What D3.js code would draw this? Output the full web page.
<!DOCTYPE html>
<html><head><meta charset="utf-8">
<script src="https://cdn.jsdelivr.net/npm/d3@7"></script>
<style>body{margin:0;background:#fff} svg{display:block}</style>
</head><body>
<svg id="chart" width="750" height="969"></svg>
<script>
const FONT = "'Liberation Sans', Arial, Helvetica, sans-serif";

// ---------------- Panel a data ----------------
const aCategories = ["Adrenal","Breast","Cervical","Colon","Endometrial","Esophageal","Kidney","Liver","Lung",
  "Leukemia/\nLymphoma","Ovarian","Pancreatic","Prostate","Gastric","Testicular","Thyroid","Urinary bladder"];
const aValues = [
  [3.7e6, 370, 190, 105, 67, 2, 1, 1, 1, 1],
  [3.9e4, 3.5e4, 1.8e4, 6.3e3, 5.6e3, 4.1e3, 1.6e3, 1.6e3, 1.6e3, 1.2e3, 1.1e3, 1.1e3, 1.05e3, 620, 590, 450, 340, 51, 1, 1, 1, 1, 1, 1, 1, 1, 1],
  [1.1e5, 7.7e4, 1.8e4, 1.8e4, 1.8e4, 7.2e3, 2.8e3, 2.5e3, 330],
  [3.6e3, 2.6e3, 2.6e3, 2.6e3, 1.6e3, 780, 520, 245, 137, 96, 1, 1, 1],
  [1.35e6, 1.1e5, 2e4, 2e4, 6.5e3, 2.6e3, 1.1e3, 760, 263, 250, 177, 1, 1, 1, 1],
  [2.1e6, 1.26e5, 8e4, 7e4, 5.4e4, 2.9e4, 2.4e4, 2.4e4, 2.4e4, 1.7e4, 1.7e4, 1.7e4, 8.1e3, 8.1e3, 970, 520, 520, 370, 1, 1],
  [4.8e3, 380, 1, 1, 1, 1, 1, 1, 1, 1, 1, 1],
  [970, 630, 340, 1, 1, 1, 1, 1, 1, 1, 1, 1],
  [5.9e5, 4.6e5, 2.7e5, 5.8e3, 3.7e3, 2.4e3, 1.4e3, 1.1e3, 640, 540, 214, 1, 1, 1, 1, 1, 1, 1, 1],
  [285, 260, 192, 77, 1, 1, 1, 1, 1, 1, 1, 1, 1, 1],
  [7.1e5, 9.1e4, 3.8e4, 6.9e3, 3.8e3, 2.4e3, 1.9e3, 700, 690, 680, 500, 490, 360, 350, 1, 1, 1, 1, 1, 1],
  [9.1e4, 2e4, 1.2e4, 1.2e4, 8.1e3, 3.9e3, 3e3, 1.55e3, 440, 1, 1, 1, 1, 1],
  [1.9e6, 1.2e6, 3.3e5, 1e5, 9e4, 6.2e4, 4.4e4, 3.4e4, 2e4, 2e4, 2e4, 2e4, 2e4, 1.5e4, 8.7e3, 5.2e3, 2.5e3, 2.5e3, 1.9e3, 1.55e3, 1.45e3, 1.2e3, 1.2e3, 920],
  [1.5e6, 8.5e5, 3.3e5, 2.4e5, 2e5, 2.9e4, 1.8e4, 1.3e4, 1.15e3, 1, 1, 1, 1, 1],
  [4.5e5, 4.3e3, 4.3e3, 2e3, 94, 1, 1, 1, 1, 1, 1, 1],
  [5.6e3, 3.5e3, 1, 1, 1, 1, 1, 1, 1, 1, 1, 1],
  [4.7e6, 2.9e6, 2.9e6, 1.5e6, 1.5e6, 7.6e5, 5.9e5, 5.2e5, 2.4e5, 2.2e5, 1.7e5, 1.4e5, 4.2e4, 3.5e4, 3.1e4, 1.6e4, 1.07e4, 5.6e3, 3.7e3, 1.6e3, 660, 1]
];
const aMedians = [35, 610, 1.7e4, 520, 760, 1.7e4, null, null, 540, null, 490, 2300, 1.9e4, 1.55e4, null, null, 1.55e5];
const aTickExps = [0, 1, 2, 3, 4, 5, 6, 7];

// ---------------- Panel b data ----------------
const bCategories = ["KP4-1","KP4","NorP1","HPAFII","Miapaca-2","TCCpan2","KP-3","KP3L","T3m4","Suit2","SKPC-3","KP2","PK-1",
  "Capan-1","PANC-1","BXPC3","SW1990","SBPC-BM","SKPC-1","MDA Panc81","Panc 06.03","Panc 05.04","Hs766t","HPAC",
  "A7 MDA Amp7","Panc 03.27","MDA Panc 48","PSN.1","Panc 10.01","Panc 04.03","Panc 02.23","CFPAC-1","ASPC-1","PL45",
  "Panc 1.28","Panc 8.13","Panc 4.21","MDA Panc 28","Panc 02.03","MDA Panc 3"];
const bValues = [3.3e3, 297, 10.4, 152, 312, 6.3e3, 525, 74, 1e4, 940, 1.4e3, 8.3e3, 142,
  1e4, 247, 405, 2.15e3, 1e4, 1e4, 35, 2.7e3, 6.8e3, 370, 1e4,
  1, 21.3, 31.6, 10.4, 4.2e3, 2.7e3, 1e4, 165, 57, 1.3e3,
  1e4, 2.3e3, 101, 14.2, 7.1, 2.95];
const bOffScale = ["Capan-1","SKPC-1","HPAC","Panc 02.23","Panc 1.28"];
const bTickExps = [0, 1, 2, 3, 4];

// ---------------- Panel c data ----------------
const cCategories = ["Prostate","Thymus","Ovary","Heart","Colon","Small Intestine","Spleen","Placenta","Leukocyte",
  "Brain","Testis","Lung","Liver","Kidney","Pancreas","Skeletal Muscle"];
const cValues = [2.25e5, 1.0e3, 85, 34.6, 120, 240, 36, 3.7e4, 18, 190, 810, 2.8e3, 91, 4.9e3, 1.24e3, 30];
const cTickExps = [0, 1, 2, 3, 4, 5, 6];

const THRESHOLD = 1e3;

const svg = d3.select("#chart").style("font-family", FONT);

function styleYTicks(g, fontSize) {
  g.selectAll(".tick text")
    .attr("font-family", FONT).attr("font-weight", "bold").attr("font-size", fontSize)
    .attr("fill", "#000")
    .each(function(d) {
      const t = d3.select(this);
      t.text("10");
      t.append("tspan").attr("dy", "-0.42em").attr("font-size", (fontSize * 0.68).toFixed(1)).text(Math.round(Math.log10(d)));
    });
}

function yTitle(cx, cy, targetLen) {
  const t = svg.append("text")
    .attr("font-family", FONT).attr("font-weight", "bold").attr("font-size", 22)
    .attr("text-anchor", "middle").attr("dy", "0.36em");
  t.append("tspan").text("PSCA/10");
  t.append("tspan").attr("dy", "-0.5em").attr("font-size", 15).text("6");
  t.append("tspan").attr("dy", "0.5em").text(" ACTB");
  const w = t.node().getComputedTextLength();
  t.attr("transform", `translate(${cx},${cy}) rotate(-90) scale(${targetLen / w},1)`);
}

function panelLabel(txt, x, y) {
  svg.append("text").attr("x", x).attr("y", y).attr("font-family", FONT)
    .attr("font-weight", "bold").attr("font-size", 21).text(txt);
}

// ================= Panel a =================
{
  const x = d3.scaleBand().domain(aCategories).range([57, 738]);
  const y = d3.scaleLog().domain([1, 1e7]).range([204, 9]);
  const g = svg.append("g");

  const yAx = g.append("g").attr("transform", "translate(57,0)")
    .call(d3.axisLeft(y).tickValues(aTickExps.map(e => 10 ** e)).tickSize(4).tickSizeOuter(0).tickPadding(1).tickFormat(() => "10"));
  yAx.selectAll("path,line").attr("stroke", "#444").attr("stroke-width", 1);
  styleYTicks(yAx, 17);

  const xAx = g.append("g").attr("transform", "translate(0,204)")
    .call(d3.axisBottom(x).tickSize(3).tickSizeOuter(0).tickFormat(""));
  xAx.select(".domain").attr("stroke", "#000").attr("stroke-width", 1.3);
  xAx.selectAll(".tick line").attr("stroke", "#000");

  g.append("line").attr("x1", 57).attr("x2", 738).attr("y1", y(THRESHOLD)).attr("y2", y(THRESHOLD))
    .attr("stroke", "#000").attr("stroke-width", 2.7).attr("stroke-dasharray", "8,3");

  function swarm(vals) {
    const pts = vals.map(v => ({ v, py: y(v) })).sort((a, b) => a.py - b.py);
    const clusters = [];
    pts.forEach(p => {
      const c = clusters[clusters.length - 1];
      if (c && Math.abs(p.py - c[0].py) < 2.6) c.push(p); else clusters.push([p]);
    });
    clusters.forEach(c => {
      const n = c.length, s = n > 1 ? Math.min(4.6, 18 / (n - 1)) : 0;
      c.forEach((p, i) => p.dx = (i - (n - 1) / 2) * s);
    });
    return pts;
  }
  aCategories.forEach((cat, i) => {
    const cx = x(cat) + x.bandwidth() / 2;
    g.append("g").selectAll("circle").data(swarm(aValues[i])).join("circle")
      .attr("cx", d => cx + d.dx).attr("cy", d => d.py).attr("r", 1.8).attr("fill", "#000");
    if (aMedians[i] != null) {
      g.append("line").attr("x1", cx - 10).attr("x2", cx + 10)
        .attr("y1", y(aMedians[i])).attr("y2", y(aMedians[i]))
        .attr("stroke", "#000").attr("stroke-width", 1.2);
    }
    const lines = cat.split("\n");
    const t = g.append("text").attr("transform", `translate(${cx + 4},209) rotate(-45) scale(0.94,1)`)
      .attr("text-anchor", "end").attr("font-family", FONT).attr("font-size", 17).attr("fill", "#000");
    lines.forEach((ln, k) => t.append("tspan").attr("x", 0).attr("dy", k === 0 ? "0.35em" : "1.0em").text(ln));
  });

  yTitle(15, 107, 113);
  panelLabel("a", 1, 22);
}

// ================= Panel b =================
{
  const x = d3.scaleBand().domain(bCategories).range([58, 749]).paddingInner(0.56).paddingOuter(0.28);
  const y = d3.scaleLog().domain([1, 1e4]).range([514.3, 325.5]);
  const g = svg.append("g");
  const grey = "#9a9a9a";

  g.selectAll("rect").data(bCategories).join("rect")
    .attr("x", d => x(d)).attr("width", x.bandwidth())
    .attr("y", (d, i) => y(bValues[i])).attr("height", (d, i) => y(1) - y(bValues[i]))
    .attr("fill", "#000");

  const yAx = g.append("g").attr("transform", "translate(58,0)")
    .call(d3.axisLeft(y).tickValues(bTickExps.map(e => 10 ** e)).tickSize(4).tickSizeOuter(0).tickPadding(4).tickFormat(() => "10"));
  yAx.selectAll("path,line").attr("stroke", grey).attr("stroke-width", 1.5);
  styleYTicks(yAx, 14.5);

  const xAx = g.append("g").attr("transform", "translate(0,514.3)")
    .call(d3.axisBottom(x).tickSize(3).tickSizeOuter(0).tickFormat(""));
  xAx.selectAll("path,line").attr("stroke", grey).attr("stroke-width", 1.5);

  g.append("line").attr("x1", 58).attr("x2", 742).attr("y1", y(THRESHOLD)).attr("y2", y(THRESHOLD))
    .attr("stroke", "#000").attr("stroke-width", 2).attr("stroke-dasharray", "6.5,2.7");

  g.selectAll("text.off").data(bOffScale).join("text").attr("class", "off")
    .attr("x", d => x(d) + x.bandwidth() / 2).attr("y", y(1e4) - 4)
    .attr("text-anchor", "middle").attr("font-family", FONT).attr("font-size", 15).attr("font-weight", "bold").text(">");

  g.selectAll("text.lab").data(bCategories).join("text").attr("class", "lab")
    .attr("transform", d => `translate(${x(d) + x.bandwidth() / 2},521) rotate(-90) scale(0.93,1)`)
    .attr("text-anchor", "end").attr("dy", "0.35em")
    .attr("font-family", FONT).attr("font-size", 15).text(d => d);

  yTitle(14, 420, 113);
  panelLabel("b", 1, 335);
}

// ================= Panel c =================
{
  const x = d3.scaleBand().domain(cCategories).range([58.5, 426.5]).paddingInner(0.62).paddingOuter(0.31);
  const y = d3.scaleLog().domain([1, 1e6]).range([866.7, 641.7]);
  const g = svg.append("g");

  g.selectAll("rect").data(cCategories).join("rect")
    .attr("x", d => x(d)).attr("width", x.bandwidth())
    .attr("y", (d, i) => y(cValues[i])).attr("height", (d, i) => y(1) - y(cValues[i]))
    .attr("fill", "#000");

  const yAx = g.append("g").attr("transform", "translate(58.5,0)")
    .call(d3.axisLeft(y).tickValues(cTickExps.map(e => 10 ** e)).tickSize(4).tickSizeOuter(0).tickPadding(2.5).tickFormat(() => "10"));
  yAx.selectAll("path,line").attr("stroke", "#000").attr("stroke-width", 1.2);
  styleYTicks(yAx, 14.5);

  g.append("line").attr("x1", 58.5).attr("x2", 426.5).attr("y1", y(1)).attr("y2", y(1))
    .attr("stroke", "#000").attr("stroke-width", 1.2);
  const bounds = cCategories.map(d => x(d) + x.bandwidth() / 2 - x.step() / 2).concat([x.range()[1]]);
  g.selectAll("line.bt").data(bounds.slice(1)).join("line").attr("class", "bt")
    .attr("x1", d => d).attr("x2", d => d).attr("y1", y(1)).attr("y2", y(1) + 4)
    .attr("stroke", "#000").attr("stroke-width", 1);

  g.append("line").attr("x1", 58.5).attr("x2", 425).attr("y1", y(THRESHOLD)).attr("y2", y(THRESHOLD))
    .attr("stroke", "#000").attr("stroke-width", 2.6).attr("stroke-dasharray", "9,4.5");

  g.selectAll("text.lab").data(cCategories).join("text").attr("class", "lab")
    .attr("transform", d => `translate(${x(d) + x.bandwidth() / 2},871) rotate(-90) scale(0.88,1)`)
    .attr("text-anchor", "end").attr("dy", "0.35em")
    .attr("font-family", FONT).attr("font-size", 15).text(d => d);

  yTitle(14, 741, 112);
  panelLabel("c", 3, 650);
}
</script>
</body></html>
+ + +
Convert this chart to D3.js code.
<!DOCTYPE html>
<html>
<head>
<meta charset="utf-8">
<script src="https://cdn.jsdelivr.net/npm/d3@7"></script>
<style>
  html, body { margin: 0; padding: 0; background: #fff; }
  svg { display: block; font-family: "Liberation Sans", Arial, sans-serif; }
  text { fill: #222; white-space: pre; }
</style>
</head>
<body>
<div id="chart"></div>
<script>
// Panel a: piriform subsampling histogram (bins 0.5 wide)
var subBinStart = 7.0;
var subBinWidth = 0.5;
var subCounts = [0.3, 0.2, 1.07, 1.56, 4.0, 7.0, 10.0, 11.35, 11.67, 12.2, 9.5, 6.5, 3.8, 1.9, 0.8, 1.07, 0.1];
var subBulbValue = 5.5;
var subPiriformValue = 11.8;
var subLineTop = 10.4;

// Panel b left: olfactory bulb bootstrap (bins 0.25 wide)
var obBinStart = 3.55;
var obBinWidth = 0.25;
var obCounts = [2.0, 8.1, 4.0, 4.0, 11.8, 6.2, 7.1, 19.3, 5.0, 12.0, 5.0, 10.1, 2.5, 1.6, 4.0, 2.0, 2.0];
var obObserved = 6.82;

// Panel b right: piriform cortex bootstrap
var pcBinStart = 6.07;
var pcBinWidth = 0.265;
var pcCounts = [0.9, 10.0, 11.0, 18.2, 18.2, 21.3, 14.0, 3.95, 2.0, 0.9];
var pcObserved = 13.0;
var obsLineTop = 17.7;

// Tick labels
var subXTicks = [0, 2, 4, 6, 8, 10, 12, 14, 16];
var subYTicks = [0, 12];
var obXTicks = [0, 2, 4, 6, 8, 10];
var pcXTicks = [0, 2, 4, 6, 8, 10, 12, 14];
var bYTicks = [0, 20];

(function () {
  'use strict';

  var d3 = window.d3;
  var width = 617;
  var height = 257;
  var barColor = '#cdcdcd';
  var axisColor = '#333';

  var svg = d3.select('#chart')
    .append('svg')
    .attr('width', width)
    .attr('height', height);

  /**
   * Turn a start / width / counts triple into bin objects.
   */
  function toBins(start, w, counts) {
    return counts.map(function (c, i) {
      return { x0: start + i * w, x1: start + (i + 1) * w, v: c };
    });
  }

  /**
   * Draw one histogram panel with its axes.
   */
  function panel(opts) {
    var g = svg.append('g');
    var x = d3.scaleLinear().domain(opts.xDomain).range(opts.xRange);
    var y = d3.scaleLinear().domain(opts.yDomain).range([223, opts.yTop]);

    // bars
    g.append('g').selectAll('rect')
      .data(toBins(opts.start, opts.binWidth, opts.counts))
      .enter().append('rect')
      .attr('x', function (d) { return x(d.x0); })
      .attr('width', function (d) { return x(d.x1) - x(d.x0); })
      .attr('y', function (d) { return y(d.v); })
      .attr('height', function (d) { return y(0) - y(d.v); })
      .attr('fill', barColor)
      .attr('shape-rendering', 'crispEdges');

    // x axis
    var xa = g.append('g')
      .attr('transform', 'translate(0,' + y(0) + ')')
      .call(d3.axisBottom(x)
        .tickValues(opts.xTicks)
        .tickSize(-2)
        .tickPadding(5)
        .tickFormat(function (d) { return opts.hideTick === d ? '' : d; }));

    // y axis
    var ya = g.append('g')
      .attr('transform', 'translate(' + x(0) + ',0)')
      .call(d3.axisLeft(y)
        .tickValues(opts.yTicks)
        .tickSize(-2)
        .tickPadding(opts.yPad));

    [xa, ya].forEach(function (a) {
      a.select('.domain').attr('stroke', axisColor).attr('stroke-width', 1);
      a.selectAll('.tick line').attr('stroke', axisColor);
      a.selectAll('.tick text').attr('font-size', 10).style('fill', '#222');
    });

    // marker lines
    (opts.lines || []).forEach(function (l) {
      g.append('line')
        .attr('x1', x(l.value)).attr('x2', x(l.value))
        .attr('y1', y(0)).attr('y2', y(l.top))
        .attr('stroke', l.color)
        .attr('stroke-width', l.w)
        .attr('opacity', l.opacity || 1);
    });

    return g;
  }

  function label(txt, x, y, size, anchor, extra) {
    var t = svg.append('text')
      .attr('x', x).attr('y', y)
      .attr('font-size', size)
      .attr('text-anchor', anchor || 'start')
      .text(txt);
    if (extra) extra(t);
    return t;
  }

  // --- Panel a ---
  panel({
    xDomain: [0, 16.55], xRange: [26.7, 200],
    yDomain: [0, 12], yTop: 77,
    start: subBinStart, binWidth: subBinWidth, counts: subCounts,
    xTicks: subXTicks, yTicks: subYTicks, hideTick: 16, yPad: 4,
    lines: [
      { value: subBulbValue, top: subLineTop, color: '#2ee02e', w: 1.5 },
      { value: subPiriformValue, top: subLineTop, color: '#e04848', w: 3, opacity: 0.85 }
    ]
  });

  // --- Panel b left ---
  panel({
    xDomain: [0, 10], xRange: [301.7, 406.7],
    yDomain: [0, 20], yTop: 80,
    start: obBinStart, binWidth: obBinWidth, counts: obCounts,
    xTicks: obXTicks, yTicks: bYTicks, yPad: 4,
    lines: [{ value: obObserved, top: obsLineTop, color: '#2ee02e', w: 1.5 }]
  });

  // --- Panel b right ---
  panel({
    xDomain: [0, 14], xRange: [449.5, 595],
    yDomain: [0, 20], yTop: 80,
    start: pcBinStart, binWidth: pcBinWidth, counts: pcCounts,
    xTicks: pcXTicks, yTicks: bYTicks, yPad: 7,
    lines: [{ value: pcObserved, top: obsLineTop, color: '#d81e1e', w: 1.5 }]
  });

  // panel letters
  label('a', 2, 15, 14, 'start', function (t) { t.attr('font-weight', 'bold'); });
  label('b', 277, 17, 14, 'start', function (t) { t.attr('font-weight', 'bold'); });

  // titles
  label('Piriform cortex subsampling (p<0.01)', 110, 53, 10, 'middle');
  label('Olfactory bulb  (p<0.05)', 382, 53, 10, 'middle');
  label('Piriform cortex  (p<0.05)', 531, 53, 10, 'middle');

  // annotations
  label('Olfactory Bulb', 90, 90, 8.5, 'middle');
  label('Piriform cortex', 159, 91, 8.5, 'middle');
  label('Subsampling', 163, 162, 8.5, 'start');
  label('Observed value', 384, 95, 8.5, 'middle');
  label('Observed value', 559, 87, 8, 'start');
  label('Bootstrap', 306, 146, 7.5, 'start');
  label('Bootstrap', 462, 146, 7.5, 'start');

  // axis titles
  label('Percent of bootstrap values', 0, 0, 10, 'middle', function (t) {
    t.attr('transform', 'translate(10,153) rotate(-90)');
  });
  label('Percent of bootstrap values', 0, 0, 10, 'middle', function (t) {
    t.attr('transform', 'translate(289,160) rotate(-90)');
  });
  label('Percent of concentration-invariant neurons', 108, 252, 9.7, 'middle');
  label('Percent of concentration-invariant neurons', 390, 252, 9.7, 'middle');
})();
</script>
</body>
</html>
+ + +
* EXERCISE OBJECTIVE:
Take each line of the material that contains the word "this" and list it.

* CORRECT ANSWER:
What D3.js code would draw this? Output the full web page.
      const t = d3.select(this);
Convert this chart to D3.js code.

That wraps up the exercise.